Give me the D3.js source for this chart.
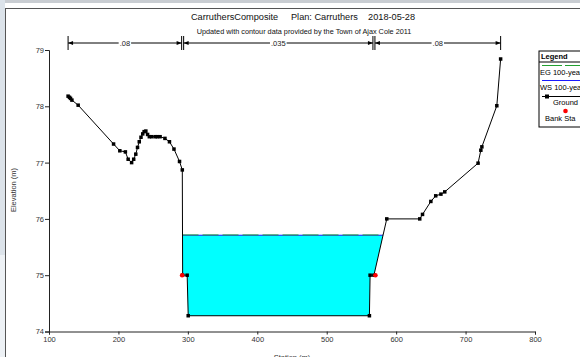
<!DOCTYPE html>
<html><head><meta charset="utf-8">
<script src="https://cdn.jsdelivr.net/npm/d3@7"></script>
<style>
body{margin:0;background:#fff}
svg{display:block;font-family:"Liberation Sans",Arial,sans-serif}
</style>
</head><body><svg width="580" height="357"></svg>
<script>
// ground profile
const groundSta  = [127.5,129.5,131,133,142,193,202,210,214,219,222,225,227.5,230,232.5,235,237,239.5,242,244.5,248,253,256,260,267,273.5,280,288,292,292.5,299,300.5,561.5,562.5,568,586.5,634,638,650,657,664.5,670,718,722,723.5,745,750.5];
const groundElev = [78.18,78.16,78.14,78.11,78.02,77.33,77.21,77.19,77.06,77.0,77.06,77.15,77.27,77.37,77.45,77.51,77.55,77.56,77.5,77.46,77.46,77.46,77.46,77.46,77.43,77.37,77.24,77.02,76.87,75.0,75.0,74.28,74.28,75.0,75.0,76.0,76.0,76.08,76.31,76.41,76.44,76.48,76.99,77.22,77.28,78.01,78.84];
const bankSta  = [292.5, 568];
const bankElev = [75.0, 75.0];
const wsElev = 75.71;
const egElev = 75.715;
// manning n
const nBreaks = [127.5, 292.5, 568, 750.5];
const nValues = [".08", ".035", ".08"];
const xTicks = [100,200,300,400,500,600,700,800];
const yTicks = [74,75,76,77,78,79];
const legendItems = ["EG 100-year","WS 100-year","Ground","Bank Sta"];

const svg = d3.select("svg");

// window frame
svg.append("rect").attr("x",0).attr("y",0).attr("width",580).attr("height",3).attr("fill","#c9cdd2");
svg.append("rect").attr("x",0).attr("y",0).attr("width",5).attr("height",357).attr("fill","#dce3ea");
svg.append("rect").attr("x",0).attr("y",255).attr("width",5).attr("height",102).attr("fill","#edf1f5");
svg.append("line").attr("x1",5.5).attr("x2",5.5).attr("y1",8).attr("y2",357).attr("stroke","#555");
svg.append("line").attr("x1",5.5).attr("x2",580).attr("y1",8.5).attr("y2",8.5).attr("stroke","#555");

const x = d3.scaleLinear().domain([100,800]).range([49,535]);
const y = d3.scaleLinear().domain([74,79]).range([331.5,50]);

// titles
svg.append("text").attr("x",303).attr("y",20).attr("text-anchor","middle")
   .attr("font-size",9.2).attr("fill","#111").attr("xml:space","preserve")
   .text("CarruthersComposite     Plan: Carruthers    2018-05-28");
svg.append("text").attr("x",304).attr("y",34).attr("text-anchor","middle")
   .attr("font-size",7.3).attr("fill","#111")
   .text("Updated with contour data provided by the Town of Ajax Cole 2011");

// axes
const minorY = d3.range(74,79.001,0.2);
const minorX = d3.range(100,800.001,20);
const gy = svg.append("g").attr("transform","translate(49,0)");
gy.call(d3.axisLeft(y).tickValues(minorY).tickSize(3).tickFormat(""));
gy.call(d3.axisLeft(y).tickValues(yTicks).tickSize(4).tickFormat(d3.format("d")));
const gx = svg.append("g").attr("transform","translate(0,331.5)");
gx.call(d3.axisBottom(x).tickValues(minorX).tickSize(3).tickFormat(""));
gx.call(d3.axisBottom(x).tickValues(xTicks).tickSize(3).tickFormat(d3.format("d")));
svg.selectAll(".domain").attr("stroke","#222");
svg.selectAll(".tick line").attr("stroke","#222");
svg.selectAll(".tick text").attr("font-size",7.5).attr("fill","#333").attr("font-family","Liberation Sans, Arial");
gy.selectAll(".tick text").attr("x",-5);
gx.selectAll(".tick text").attr("y",5);

svg.append("text").attr("x",292).attr("y",360).attr("text-anchor","middle")
   .attr("font-size",7.5).attr("fill","#333").text("Station (m)");
svg.append("text").attr("transform","translate(16,190) rotate(-90)").attr("text-anchor","middle")
   .attr("font-size",7.5).attr("fill","#333").text("Elevation (m)");

// water polygon: ground below water surface between the two crossings
const pts = groundSta.map((s,i)=>[s,groundElev[i]]);
let poly = [];
for (let i=0;i<pts.length-1;i++){
  const a = pts[i], b = pts[i+1];
  const aBelow = a[1] < wsElev, bBelow = b[1] < wsElev;
  if (aBelow) poly.push(a);
  if (aBelow != bBelow){
    const t = (wsElev - a[1])/(b[1]-a[1]);
    poly.push([a[0] + t*(b[0]-a[0]), wsElev]);
  }
}
svg.append("polygon")
   .attr("points", poly.map(p=>`${x(p[0])},${y(p[1])}`).join(" "))
   .attr("fill","#00ffff");
const wl = poly.filter(p=>p[1]==wsElev).map(p=>p[0]);
svg.append("line").attr("x1",x(wl[0])).attr("x2",x(wl[wl.length-1]))
   .attr("y1",y(wsElev)).attr("y2",y(wsElev)).attr("stroke","#1a1aff").attr("stroke-width",1);
svg.append("line").attr("x1",x(wl[0])).attr("x2",x(wl[wl.length-1]))
   .attr("y1",y(egElev)).attr("y2",y(egElev)).attr("stroke","#22a030").attr("stroke-width",1)
   .attr("stroke-dasharray","16,4");

// ground line
const line = d3.line().x(d=>x(d[0])).y(d=>y(d[1]));
svg.append("path").datum(pts).attr("d",line).attr("fill","none").attr("stroke","#000").attr("stroke-width",1);
svg.selectAll("rect.gp").data(pts).join("rect").attr("class","gp")
   .attr("x",d=>x(d[0])-1.75).attr("y",d=>y(d[1])-1.75).attr("width",3.5).attr("height",3.5).attr("fill","#000");

// bank stations
svg.selectAll("circle.bank").data(bankSta).join("circle").attr("class","bank")
   .attr("cx",(d,i)=>x(d)+(i==0?-0.5:1.5)).attr("cy",(d,i)=>y(bankElev[i]))
   .attr("r",2.3).attr("fill","#ff0000");

// manning n markers
const ny = 43;
for (let i=0;i<nValues.length;i++){
  const x0 = x(nBreaks[i]) + (i>0?1:0), x1 = x(nBreaks[i+1]) - (i<nValues.length-1?1:0);
  svg.append("line").attr("x1",x0).attr("x2",x1).attr("y1",ny).attr("y2",ny).attr("stroke","#000");
  [x0,x1].forEach(xx=>svg.append("line").attr("x1",xx).attr("x2",xx).attr("y1",36).attr("y2",50).attr("stroke","#000"));
  svg.append("path").attr("d",`M${x0},${ny}l5,-2v4z`).attr("fill","#000");
  svg.append("path").attr("d",`M${x1},${ny}l-5,-2v4z`).attr("fill","#000");
  const cx = (x0+x1)/2;
  const t = svg.append("text").attr("x",cx).attr("y",ny+2.6).attr("text-anchor","middle")
     .attr("font-size",7.5).attr("fill","#222").text(nValues[i]);
  const bb = t.node().getBBox();
  svg.insert("rect",()=>t.node()).attr("x",bb.x-1).attr("y",ny-1).attr("width",bb.width+2).attr("height",2).attr("fill","#fff");
}

// legend
const lg = svg.append("g").attr("transform","translate(539,51)");
lg.append("rect").attr("width",80).attr("height",76).attr("fill","#fff").attr("stroke","#000");
lg.append("text").attr("x",2).attr("y",8).attr("font-size",7.5).attr("font-weight","bold").text("Legend");
lg.append("line").attr("x1",0).attr("x2",80).attr("y1",11).attr("y2",11).attr("stroke","#000");
lg.append("line").attr("x1",3).attr("x2",80).attr("y1",14.5).attr("y2",14.5).attr("stroke","#22a030").attr("stroke-dasharray","20,3");
lg.append("text").attr("x",1).attr("y",24).attr("font-size",7.5).text(legendItems[0]);
lg.append("line").attr("x1",3).attr("x2",80).attr("y1",29.5).attr("y2",29.5).attr("stroke","#1a1aff");
lg.append("text").attr("x",1).attr("y",39).attr("font-size",7.5).text(legendItems[1]);
lg.append("line").attr("x1",3).attr("x2",80).attr("y1",45.5).attr("y2",45.5).attr("stroke","#000");
lg.append("rect").attr("x",6).attr("y",43.5).attr("width",4).attr("height",4).attr("fill","#000");
lg.append("text").attr("x",14).attr("y",54).attr("font-size",7.5).text(legendItems[2]);
lg.append("circle").attr("cx",26.5).attr("cy",60).attr("r",2.3).attr("fill","#ff0000");
lg.append("text").attr("x",6).attr("y",70).attr("font-size",7.5).text(legendItems[3]);
</script>
</body></html>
###
### [CHALLENGE]
Skip the pictures and restate exactly the lines from the beginning of the listing to the line with "const y = d3.scaleLinear().domain([74,79]).range([331.5,50]);", that line included.

### [ANSWER TO THE EXERCISE]
Give me the D3.js source for this chart.
<!DOCTYPE html>
<html><head><meta charset="utf-8">
<script src="https://cdn.jsdelivr.net/npm/d3@7"></script>
<style>
body{margin:0;background:#fff}
svg{display:block;font-family:"Liberation Sans",Arial,sans-serif}
</style>
</head><body><svg width="580" height="357"></svg>
<script>
// ground profile
const groundSta  = [127.5,129.5,131,133,142,193,202,210,214,219,222,225,227.5,230,232.5,235,237,239.5,242,244.5,248,253,256,260,267,273.5,280,288,292,292.5,299,300.5,561.5,562.5,568,586.5,634,638,650,657,664.5,670,718,722,723.5,745,750.5];
const groundElev = [78.18,78.16,78.14,78.11,78.02,77.33,77.21,77.19,77.06,77.0,77.06,77.15,77.27,77.37,77.45,77.51,77.55,77.56,77.5,77.46,77.46,77.46,77.46,77.46,77.43,77.37,77.24,77.02,76.87,75.0,75.0,74.28,74.28,75.0,75.0,76.0,76.0,76.08,76.31,76.41,76.44,76.48,76.99,77.22,77.28,78.01,78.84];
const bankSta  = [292.5, 568];
const bankElev = [75.0, 75.0];
const wsElev = 75.71;
const egElev = 75.715;
// manning n
const nBreaks = [127.5, 292.5, 568, 750.5];
const nValues = [".08", ".035", ".08"];
const xTicks = [100,200,300,400,500,600,700,800];
const yTicks = [74,75,76,77,78,79];
const legendItems = ["EG 100-year","WS 100-year","Ground","Bank Sta"];

const svg = d3.select("svg");

// window frame
svg.append("rect").attr("x",0).attr("y",0).attr("width",580).attr("height",3).attr("fill","#c9cdd2");
svg.append("rect").attr("x",0).attr("y",0).attr("width",5).attr("height",357).attr("fill","#dce3ea");
svg.append("rect").attr("x",0).attr("y",255).attr("width",5).attr("height",102).attr("fill","#edf1f5");
svg.append("line").attr("x1",5.5).attr("x2",5.5).attr("y1",8).attr("y2",357).attr("stroke","#555");
svg.append("line").attr("x1",5.5).attr("x2",580).attr("y1",8.5).attr("y2",8.5).attr("stroke","#555");

const x = d3.scaleLinear().domain([100,800]).range([49,535]);
const y = d3.scaleLinear().domain([74,79]).range([331.5,50]);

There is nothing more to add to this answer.